Good morning, Whitewater.
Friday in town will be rainy with a high of seventy-seven. Sunrise is 5:59 AM and sunset 7:59 PM, for 14h 00m 20s of daytime. The moon is a waxing gibbous with 67% of its visible disk illuminated.
On this day in 1898, the Spanish & American acceptance of a Protocol of Peace halts fighting in the war between those nations (with a formal treaty coming some months later):
Although the main issue was Cuban independence, the ten-week war was fought in both the Caribbean and the Pacific. US naval power proved decisive, allowing expeditionary forces to disembark in Cuba against a Spanish garrison already facing nationwide Cuban insurgent attacks and further wasted by yellow fever. Numerically superior Cuban, Philippine, and US forces obtained the surrender of Santiago de Cuba and Manila despite the good performance of some Spanish infantry units and fierce fighting for positions such as San Juan Hill. With two obsolete Spanish squadrons sunk in Santiago de Cuba and Manila Bay and a third, more modern fleet recalled home to protect the Spanish coasts, Madrid sued for peace.
The result was the 1898 Treaty of Paris, negotiated on terms favorable to the US, which allowed it temporary control of Cuba, and ceded ownership of Puerto Rico, Guam, and the Philippine islands. The cession of the Philippines involved payment of $20 million ($568,880,000 today) to Spain by the US to cover infrastructure owned by Spain.
The defeat and collapse of the Spanish Empire was a profound shock to Spain’s national psyche, and provoked a thorough philosophical and artistic revaluation of Spanish society known as the Generation of ’98. The United States gained several island possessions spanning the globe and a rancorous new debate over the wisdom ofexpansionism.
The war began exactly fifty-two years after the beginning of the Mexican–American War. It was one of only five US wars (against a total of eleven sovereign states) to have been formally declared by Congress.

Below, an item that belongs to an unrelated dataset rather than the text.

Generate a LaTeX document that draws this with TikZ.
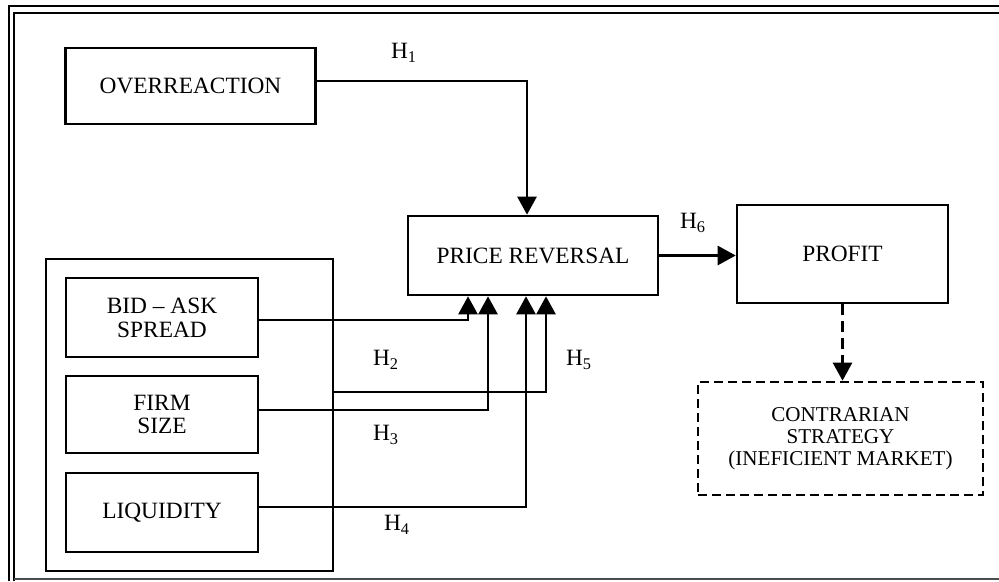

On 8.12.1939, a film premiers in Oconomowoc:
According to the fan site, thewizardofoz.info, “The first publicized showing of the final, edited film was at the Strand Theatre in Oconomowoc, Wisconsin on August 12, 1939. No one is sure exactly why a small town in the Midwest received that honor.” It showed the next day in Sheboygan, Appleton and Rhinelander, according to local newspapers. “The official premiere was at Grauman’s Chinese Theatre in Hollywood on August 15, attended by most of the cast and crew and a number of Hollywood celebrities.” [Source: thewizardofoz.info.